*Given problem:*
Locate all lines in the data below that hold "with" and show them.

-- BEGIN Given records --

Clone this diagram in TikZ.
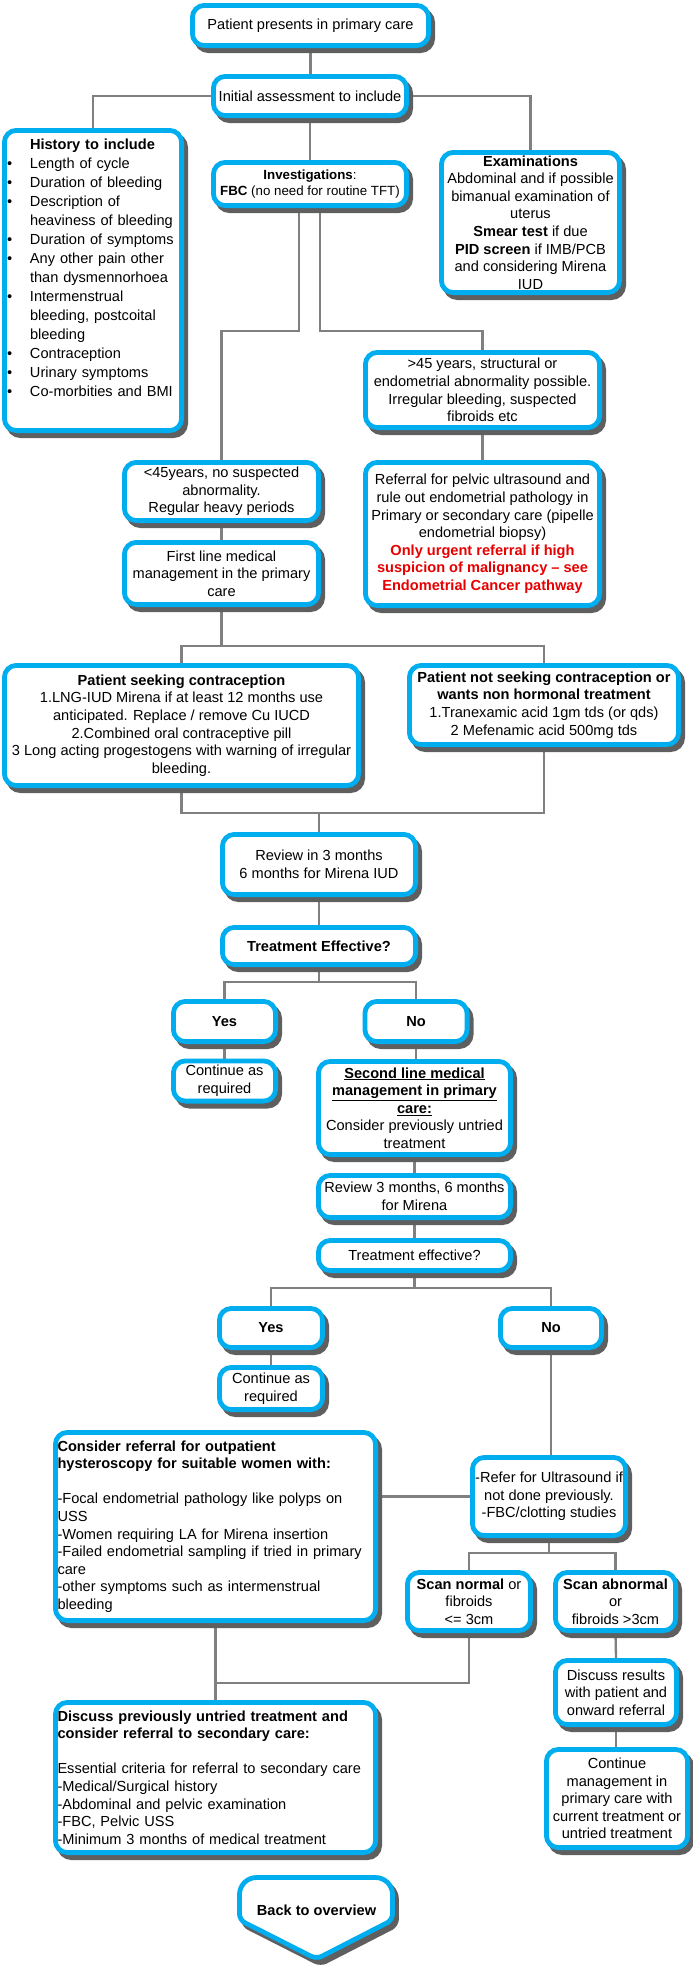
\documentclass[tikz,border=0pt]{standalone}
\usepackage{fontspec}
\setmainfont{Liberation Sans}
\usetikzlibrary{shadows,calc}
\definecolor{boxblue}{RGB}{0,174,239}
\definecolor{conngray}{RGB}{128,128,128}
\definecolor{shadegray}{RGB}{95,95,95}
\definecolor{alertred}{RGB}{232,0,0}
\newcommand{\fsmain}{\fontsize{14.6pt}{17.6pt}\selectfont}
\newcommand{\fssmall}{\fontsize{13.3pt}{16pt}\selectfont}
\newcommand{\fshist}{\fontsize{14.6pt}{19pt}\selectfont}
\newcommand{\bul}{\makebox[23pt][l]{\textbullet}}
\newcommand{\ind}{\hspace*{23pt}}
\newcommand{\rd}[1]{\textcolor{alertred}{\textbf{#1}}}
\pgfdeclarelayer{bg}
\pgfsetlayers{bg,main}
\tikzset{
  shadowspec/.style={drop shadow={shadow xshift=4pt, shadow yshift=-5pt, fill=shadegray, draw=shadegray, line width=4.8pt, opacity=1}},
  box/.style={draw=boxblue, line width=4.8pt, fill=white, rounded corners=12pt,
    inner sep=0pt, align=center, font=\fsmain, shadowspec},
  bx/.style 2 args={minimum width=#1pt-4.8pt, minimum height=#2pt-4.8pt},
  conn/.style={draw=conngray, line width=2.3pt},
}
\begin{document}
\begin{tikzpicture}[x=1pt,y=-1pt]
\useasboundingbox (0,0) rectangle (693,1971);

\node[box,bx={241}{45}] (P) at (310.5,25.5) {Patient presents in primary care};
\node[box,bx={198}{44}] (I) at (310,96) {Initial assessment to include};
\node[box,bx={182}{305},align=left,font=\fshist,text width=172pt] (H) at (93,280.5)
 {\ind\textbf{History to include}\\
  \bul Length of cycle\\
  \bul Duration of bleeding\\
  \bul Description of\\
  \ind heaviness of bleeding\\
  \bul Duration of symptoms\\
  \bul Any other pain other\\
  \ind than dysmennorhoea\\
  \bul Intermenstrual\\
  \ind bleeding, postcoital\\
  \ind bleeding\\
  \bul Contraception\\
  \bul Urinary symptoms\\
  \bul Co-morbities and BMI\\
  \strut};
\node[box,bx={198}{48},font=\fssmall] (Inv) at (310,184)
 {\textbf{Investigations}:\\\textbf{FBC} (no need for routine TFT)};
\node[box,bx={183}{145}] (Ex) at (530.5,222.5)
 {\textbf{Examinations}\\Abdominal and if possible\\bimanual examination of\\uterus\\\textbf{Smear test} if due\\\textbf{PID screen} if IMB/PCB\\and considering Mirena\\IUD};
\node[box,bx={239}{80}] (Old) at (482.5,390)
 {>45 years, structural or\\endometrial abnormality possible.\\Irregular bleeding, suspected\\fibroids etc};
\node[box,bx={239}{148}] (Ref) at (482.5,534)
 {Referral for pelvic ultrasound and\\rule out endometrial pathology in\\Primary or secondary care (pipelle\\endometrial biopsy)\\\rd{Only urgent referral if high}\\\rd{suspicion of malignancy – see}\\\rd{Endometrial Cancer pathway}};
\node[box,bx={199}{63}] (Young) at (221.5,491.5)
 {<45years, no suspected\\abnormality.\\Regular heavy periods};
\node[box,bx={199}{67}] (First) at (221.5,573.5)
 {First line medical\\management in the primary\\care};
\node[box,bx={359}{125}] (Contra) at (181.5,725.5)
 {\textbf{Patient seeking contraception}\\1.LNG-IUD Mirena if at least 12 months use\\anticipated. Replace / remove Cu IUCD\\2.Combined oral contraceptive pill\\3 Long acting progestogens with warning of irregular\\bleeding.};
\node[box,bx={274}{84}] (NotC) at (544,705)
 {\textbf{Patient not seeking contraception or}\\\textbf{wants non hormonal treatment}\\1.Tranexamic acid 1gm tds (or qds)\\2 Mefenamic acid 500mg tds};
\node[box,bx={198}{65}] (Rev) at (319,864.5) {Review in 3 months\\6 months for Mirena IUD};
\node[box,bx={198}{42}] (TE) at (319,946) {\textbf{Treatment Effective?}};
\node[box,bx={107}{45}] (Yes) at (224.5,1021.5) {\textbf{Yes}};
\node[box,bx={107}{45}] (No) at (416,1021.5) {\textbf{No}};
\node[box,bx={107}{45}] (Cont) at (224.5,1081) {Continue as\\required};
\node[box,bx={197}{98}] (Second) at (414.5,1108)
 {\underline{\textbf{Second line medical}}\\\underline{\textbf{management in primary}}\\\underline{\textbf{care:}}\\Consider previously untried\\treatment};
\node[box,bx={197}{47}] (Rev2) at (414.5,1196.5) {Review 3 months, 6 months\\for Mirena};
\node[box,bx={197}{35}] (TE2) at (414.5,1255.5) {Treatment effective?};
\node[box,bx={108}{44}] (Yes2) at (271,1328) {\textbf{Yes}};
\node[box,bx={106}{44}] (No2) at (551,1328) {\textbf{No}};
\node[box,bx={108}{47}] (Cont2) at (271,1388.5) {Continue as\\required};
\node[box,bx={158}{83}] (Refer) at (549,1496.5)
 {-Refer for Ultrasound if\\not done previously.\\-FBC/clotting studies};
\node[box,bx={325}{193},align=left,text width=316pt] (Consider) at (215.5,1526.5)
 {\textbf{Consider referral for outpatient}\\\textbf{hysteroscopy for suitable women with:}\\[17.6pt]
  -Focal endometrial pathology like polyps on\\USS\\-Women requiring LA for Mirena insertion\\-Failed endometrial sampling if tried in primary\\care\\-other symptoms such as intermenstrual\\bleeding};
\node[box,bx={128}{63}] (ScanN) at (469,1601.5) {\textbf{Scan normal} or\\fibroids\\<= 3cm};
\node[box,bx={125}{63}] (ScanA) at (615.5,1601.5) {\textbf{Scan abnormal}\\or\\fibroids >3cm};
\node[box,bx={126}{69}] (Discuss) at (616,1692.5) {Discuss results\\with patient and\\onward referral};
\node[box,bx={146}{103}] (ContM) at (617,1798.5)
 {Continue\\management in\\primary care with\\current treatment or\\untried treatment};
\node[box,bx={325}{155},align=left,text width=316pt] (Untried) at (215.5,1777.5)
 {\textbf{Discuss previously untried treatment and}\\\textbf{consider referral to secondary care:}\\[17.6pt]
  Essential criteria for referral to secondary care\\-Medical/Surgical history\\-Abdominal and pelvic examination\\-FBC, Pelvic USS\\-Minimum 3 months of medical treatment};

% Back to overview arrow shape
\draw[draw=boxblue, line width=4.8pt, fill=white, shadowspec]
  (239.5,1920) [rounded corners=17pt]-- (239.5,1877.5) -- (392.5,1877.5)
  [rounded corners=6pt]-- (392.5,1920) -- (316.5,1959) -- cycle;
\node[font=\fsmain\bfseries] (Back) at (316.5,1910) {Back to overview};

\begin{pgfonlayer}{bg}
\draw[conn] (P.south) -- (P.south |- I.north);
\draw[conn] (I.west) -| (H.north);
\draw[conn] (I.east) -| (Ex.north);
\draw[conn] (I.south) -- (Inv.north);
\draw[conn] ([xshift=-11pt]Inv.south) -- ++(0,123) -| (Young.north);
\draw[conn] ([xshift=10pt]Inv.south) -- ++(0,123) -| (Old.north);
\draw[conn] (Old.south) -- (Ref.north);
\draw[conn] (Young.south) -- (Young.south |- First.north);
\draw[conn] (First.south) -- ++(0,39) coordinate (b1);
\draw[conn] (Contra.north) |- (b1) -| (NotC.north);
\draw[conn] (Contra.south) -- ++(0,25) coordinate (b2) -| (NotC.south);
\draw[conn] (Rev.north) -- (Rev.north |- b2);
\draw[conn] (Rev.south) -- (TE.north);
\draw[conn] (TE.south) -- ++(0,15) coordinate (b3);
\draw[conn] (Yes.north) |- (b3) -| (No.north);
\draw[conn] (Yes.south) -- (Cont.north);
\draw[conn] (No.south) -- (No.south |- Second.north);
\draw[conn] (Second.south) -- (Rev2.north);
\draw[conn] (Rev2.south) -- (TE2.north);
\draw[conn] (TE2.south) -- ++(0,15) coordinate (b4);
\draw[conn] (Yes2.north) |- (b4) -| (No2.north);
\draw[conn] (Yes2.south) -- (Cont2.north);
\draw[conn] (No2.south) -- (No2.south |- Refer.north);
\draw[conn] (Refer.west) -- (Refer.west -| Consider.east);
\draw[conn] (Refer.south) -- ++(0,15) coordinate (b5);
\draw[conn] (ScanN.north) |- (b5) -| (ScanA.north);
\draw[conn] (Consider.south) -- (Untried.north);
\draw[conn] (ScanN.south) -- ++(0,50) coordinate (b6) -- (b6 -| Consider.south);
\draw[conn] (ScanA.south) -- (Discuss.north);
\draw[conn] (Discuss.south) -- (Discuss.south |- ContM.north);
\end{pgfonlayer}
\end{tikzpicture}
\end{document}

-- END Given records --
-- BEGIN Given records --

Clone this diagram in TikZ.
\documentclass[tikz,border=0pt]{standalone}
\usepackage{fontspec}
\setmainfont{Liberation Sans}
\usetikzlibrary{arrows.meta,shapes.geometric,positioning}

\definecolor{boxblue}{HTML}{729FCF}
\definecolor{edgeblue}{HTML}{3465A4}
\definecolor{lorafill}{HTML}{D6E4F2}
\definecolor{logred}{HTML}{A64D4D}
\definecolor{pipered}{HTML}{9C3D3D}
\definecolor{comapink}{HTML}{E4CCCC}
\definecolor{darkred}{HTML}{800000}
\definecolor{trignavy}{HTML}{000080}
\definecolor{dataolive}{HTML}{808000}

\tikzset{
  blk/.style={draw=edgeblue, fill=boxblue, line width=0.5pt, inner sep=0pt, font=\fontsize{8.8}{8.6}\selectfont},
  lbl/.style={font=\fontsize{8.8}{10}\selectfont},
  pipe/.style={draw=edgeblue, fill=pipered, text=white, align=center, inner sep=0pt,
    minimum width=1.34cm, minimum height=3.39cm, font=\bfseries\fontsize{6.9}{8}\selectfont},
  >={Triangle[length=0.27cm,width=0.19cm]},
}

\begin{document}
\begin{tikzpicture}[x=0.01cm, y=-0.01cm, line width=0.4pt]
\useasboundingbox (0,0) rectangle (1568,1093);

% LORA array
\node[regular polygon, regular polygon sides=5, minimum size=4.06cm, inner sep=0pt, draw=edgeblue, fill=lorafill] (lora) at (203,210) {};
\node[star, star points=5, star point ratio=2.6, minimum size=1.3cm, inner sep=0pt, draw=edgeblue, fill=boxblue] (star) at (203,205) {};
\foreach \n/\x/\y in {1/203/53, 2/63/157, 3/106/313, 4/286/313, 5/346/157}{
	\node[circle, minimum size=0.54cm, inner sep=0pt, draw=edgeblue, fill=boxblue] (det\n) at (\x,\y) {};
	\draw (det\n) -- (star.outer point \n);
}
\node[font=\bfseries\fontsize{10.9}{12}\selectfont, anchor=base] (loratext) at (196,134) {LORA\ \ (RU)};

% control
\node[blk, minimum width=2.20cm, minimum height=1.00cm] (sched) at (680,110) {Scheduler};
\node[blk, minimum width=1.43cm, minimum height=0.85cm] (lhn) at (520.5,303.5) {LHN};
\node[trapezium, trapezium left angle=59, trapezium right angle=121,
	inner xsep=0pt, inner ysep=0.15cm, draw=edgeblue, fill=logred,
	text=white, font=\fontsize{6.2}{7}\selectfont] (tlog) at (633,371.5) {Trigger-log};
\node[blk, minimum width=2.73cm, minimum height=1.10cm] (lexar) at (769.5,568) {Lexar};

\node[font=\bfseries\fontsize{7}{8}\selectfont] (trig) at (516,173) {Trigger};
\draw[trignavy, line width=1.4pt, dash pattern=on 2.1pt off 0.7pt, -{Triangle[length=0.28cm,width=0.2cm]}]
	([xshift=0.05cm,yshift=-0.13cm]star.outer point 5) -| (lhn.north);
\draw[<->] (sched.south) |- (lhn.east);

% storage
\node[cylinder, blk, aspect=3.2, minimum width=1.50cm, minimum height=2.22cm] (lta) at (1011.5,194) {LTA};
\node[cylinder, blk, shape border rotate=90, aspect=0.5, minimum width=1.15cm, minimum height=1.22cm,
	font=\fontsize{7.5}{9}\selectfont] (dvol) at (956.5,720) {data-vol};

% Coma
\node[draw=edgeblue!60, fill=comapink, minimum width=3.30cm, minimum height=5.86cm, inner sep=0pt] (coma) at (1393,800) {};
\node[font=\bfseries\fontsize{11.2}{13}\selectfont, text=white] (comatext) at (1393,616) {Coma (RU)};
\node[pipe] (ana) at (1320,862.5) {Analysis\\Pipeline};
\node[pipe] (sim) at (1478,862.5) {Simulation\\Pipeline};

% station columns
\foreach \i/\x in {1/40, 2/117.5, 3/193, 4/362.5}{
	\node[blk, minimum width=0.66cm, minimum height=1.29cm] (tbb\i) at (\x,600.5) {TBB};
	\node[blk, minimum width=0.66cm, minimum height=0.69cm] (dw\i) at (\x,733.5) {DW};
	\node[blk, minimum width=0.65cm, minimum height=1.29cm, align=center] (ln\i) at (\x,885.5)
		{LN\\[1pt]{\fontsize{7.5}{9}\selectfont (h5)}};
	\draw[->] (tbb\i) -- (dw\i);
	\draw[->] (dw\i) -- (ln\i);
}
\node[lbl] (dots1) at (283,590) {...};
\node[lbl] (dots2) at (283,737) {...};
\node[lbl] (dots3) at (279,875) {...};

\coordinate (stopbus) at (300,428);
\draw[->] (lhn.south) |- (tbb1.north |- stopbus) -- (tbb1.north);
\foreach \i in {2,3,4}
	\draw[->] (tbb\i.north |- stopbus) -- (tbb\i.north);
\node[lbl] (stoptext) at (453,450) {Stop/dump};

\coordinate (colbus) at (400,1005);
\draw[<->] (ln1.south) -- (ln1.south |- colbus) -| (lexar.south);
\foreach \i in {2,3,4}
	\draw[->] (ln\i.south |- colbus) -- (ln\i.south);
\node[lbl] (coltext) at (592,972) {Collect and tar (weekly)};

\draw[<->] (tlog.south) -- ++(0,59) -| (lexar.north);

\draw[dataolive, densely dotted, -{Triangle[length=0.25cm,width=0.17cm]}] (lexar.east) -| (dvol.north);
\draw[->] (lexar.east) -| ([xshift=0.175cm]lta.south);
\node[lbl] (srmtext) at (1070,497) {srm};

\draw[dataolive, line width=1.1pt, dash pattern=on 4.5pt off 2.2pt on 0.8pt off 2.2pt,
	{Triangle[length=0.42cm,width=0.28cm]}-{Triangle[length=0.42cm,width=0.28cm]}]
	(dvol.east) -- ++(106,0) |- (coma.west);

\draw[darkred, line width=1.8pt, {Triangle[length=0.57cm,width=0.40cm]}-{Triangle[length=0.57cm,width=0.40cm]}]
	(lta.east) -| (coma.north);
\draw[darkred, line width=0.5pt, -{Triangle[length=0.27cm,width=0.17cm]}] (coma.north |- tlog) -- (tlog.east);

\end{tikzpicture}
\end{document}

-- END Given records --
-- BEGIN Given records --

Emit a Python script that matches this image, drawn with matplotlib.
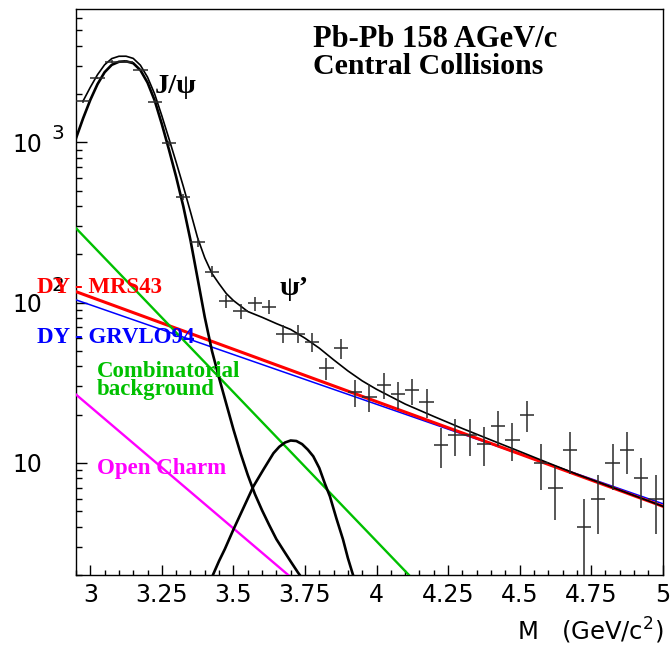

-- END Given records --

*The response:*
 {\textbf{Patient seeking contraception}\\1.LNG-IUD Mirena if at least 12 months use\\anticipated. Replace / remove Cu IUCD\\2.Combined oral contraceptive pill\\3 Long acting progestogens with warning of irregular\\bleeding.};
 {\textbf{Consider referral for outpatient}\\\textbf{hysteroscopy for suitable women with:}\\[17.6pt]
\node[box,bx={126}{69}] (Discuss) at (616,1692.5) {Discuss results\\with patient and\\onward referral};
 {Continue\\management in\\primary care with\\current treatment or\\untried treatment};
Emit a Python script that matches this image, drawn with matplotlib.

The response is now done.